** START SUPPLIED MATERIAL **
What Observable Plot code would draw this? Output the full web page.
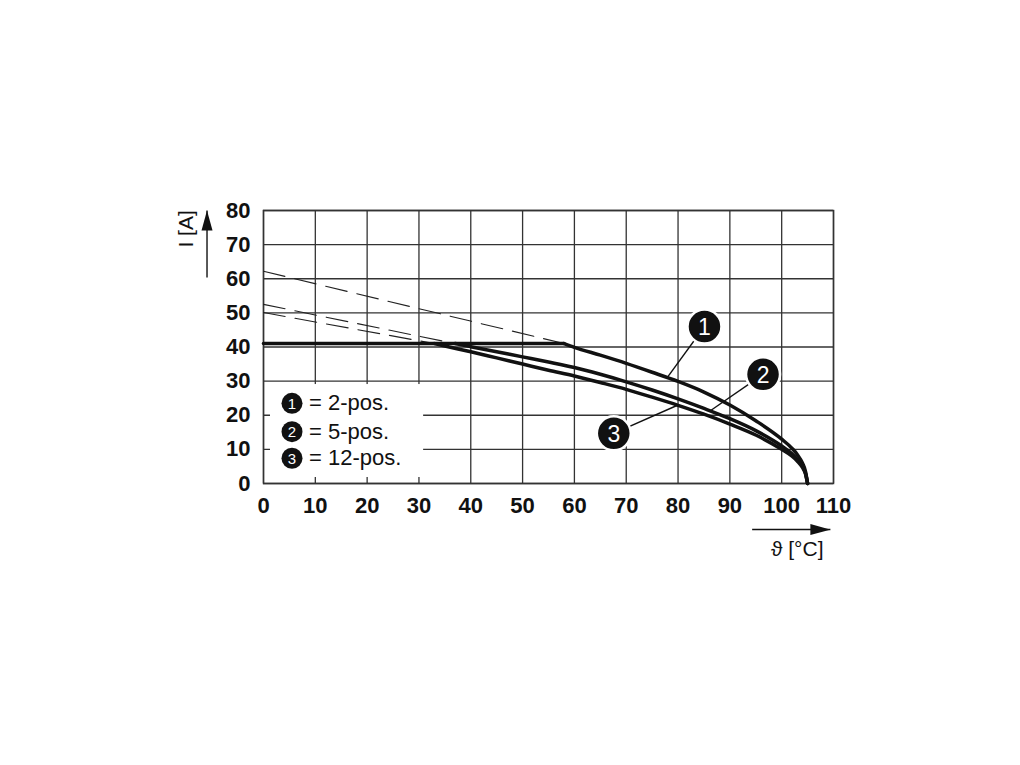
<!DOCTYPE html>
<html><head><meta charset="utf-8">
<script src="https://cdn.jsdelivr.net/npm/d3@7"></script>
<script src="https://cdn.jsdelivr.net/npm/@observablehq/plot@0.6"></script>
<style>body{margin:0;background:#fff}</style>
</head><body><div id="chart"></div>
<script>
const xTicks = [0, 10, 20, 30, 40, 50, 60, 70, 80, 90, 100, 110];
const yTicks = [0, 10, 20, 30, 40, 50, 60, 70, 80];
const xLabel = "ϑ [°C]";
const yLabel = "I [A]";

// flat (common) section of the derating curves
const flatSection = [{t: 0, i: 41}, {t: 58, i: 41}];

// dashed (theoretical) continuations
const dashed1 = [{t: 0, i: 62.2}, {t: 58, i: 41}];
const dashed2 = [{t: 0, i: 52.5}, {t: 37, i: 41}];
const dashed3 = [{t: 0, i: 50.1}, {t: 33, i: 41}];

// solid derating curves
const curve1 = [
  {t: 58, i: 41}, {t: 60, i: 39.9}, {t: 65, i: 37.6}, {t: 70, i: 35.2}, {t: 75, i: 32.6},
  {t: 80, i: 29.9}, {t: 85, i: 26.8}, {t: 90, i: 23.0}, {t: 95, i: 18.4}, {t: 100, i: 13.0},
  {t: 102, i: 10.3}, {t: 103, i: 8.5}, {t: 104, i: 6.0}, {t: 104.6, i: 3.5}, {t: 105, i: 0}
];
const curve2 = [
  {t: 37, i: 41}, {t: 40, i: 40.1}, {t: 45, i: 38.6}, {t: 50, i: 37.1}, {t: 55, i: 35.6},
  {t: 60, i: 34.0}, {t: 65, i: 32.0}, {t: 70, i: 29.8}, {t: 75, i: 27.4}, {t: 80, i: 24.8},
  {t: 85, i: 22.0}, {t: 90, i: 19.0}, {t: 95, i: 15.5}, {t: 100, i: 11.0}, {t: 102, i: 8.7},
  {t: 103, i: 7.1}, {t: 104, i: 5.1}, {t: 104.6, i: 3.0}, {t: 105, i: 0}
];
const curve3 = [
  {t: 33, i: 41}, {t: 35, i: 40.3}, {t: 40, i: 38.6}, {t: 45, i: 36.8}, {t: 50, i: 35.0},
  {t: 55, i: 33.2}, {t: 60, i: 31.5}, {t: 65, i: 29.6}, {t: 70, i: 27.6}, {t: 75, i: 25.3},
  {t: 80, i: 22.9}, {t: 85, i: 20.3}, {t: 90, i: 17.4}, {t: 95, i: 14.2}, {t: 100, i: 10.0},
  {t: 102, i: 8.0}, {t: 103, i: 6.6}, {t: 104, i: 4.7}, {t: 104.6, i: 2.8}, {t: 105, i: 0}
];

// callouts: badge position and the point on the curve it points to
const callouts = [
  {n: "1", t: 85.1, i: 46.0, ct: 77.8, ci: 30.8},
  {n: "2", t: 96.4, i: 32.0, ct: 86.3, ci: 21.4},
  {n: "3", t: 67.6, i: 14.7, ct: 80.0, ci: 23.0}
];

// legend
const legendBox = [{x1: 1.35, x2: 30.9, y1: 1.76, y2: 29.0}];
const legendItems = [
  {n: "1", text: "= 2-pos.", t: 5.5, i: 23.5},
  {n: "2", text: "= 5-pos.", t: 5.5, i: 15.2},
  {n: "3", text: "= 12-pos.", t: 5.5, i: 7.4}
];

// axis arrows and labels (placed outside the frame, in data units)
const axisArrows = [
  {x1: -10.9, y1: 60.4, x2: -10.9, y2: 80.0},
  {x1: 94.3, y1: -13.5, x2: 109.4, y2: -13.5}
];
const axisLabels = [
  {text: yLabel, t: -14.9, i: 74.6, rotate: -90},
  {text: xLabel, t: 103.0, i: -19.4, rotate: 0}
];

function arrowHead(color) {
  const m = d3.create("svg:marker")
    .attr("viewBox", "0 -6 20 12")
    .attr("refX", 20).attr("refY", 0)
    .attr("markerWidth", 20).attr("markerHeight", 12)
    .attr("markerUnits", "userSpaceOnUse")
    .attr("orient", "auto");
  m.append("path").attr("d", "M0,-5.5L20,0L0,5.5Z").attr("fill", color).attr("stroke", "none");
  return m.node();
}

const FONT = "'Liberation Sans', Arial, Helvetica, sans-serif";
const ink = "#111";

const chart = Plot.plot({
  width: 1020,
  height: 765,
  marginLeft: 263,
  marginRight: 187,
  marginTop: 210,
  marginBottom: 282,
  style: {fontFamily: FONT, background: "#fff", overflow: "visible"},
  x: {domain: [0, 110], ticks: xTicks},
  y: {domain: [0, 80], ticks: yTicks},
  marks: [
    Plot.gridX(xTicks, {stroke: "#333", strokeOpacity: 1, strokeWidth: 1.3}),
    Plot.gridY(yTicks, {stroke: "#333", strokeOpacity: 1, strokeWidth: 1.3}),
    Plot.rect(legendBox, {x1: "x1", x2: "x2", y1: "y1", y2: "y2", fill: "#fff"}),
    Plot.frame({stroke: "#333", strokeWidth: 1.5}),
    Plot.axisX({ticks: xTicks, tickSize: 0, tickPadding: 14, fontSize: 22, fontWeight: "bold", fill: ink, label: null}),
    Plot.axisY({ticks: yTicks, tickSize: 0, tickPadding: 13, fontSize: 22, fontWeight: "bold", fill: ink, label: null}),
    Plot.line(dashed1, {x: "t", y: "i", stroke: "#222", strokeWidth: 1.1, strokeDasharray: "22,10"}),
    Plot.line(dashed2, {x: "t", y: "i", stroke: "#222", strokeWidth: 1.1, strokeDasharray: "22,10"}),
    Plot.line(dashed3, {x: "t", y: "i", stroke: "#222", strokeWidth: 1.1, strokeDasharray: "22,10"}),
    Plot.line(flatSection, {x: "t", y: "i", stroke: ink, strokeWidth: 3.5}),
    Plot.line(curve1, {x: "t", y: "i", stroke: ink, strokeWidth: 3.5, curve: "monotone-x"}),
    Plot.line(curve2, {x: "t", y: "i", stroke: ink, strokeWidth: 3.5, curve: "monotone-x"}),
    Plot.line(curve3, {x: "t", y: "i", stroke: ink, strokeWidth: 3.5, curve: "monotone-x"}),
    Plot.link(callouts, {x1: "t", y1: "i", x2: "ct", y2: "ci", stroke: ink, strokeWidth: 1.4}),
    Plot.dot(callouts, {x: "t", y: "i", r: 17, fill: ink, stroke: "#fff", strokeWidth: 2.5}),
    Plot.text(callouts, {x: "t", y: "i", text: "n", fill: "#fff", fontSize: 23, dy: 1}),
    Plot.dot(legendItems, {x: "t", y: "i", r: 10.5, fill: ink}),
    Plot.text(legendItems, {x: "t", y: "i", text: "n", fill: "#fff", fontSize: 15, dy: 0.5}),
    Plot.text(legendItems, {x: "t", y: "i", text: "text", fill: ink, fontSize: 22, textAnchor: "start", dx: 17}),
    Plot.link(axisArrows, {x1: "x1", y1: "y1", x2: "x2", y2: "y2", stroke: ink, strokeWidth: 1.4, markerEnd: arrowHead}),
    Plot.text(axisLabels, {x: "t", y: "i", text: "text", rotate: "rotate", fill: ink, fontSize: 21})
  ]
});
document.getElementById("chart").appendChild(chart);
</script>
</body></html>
** END SUPPLIED MATERIAL **
■ STATED TASK
Set down the complete material exactly, but do not include the images.

■ FULL RESPONSE
What Observable Plot code would draw this? Output the full web page.
<!DOCTYPE html>
<html><head><meta charset="utf-8">
<script src="https://cdn.jsdelivr.net/npm/d3@7"></script>
<script src="https://cdn.jsdelivr.net/npm/@observablehq/plot@0.6"></script>
<style>body{margin:0;background:#fff}</style>
</head><body><div id="chart"></div>
<script>
const xTicks = [0, 10, 20, 30, 40, 50, 60, 70, 80, 90, 100, 110];
const yTicks = [0, 10, 20, 30, 40, 50, 60, 70, 80];
const xLabel = "ϑ [°C]";
const yLabel = "I [A]";

// flat (common) section of the derating curves
const flatSection = [{t: 0, i: 41}, {t: 58, i: 41}];

// dashed (theoretical) continuations
const dashed1 = [{t: 0, i: 62.2}, {t: 58, i: 41}];
const dashed2 = [{t: 0, i: 52.5}, {t: 37, i: 41}];
const dashed3 = [{t: 0, i: 50.1}, {t: 33, i: 41}];

// solid derating curves
const curve1 = [
  {t: 58, i: 41}, {t: 60, i: 39.9}, {t: 65, i: 37.6}, {t: 70, i: 35.2}, {t: 75, i: 32.6},
  {t: 80, i: 29.9}, {t: 85, i: 26.8}, {t: 90, i: 23.0}, {t: 95, i: 18.4}, {t: 100, i: 13.0},
  {t: 102, i: 10.3}, {t: 103, i: 8.5}, {t: 104, i: 6.0}, {t: 104.6, i: 3.5}, {t: 105, i: 0}
];
const curve2 = [
  {t: 37, i: 41}, {t: 40, i: 40.1}, {t: 45, i: 38.6}, {t: 50, i: 37.1}, {t: 55, i: 35.6},
  {t: 60, i: 34.0}, {t: 65, i: 32.0}, {t: 70, i: 29.8}, {t: 75, i: 27.4}, {t: 80, i: 24.8},
  {t: 85, i: 22.0}, {t: 90, i: 19.0}, {t: 95, i: 15.5}, {t: 100, i: 11.0}, {t: 102, i: 8.7},
  {t: 103, i: 7.1}, {t: 104, i: 5.1}, {t: 104.6, i: 3.0}, {t: 105, i: 0}
];
const curve3 = [
  {t: 33, i: 41}, {t: 35, i: 40.3}, {t: 40, i: 38.6}, {t: 45, i: 36.8}, {t: 50, i: 35.0},
  {t: 55, i: 33.2}, {t: 60, i: 31.5}, {t: 65, i: 29.6}, {t: 70, i: 27.6}, {t: 75, i: 25.3},
  {t: 80, i: 22.9}, {t: 85, i: 20.3}, {t: 90, i: 17.4}, {t: 95, i: 14.2}, {t: 100, i: 10.0},
  {t: 102, i: 8.0}, {t: 103, i: 6.6}, {t: 104, i: 4.7}, {t: 104.6, i: 2.8}, {t: 105, i: 0}
];

// callouts: badge position and the point on the curve it points to
const callouts = [
  {n: "1", t: 85.1, i: 46.0, ct: 77.8, ci: 30.8},
  {n: "2", t: 96.4, i: 32.0, ct: 86.3, ci: 21.4},
  {n: "3", t: 67.6, i: 14.7, ct: 80.0, ci: 23.0}
];

// legend
const legendBox = [{x1: 1.35, x2: 30.9, y1: 1.76, y2: 29.0}];
const legendItems = [
  {n: "1", text: "= 2-pos.", t: 5.5, i: 23.5},
  {n: "2", text: "= 5-pos.", t: 5.5, i: 15.2},
  {n: "3", text: "= 12-pos.", t: 5.5, i: 7.4}
];

// axis arrows and labels (placed outside the frame, in data units)
const axisArrows = [
  {x1: -10.9, y1: 60.4, x2: -10.9, y2: 80.0},
  {x1: 94.3, y1: -13.5, x2: 109.4, y2: -13.5}
];
const axisLabels = [
  {text: yLabel, t: -14.9, i: 74.6, rotate: -90},
  {text: xLabel, t: 103.0, i: -19.4, rotate: 0}
];

function arrowHead(color) {
  const m = d3.create("svg:marker")
    .attr("viewBox", "0 -6 20 12")
    .attr("refX", 20).attr("refY", 0)
    .attr("markerWidth", 20).attr("markerHeight", 12)
    .attr("markerUnits", "userSpaceOnUse")
    .attr("orient", "auto");
  m.append("path").attr("d", "M0,-5.5L20,0L0,5.5Z").attr("fill", color).attr("stroke", "none");
  return m.node();
}

const FONT = "'Liberation Sans', Arial, Helvetica, sans-serif";
const ink = "#111";

const chart = Plot.plot({
  width: 1020,
  height: 765,
  marginLeft: 263,
  marginRight: 187,
  marginTop: 210,
  marginBottom: 282,
  style: {fontFamily: FONT, background: "#fff", overflow: "visible"},
  x: {domain: [0, 110], ticks: xTicks},
  y: {domain: [0, 80], ticks: yTicks},
  marks: [
    Plot.gridX(xTicks, {stroke: "#333", strokeOpacity: 1, strokeWidth: 1.3}),
    Plot.gridY(yTicks, {stroke: "#333", strokeOpacity: 1, strokeWidth: 1.3}),
    Plot.rect(legendBox, {x1: "x1", x2: "x2", y1: "y1", y2: "y2", fill: "#fff"}),
    Plot.frame({stroke: "#333", strokeWidth: 1.5}),
    Plot.axisX({ticks: xTicks, tickSize: 0, tickPadding: 14, fontSize: 22, fontWeight: "bold", fill: ink, label: null}),
    Plot.axisY({ticks: yTicks, tickSize: 0, tickPadding: 13, fontSize: 22, fontWeight: "bold", fill: ink, label: null}),
    Plot.line(dashed1, {x: "t", y: "i", stroke: "#222", strokeWidth: 1.1, strokeDasharray: "22,10"}),
    Plot.line(dashed2, {x: "t", y: "i", stroke: "#222", strokeWidth: 1.1, strokeDasharray: "22,10"}),
    Plot.line(dashed3, {x: "t", y: "i", stroke: "#222", strokeWidth: 1.1, strokeDasharray: "22,10"}),
    Plot.line(flatSection, {x: "t", y: "i", stroke: ink, strokeWidth: 3.5}),
    Plot.line(curve1, {x: "t", y: "i", stroke: ink, strokeWidth: 3.5, curve: "monotone-x"}),
    Plot.line(curve2, {x: "t", y: "i", stroke: ink, strokeWidth: 3.5, curve: "monotone-x"}),
    Plot.line(curve3, {x: "t", y: "i", stroke: ink, strokeWidth: 3.5, curve: "monotone-x"}),
    Plot.link(callouts, {x1: "t", y1: "i", x2: "ct", y2: "ci", stroke: ink, strokeWidth: 1.4}),
    Plot.dot(callouts, {x: "t", y: "i", r: 17, fill: ink, stroke: "#fff", strokeWidth: 2.5}),
    Plot.text(callouts, {x: "t", y: "i", text: "n", fill: "#fff", fontSize: 23, dy: 1}),
    Plot.dot(legendItems, {x: "t", y: "i", r: 10.5, fill: ink}),
    Plot.text(legendItems, {x: "t", y: "i", text: "n", fill: "#fff", fontSize: 15, dy: 0.5}),
    Plot.text(legendItems, {x: "t", y: "i", text: "text", fill: ink, fontSize: 22, textAnchor: "start", dx: 17}),
    Plot.link(axisArrows, {x1: "x1", y1: "y1", x2: "x2", y2: "y2", stroke: ink, strokeWidth: 1.4, markerEnd: arrowHead}),
    Plot.text(axisLabels, {x: "t", y: "i", text: "text", rotate: "rotate", fill: ink, fontSize: 21})
  ]
});
document.getElementById("chart").appendChild(chart);
</script>
</body></html>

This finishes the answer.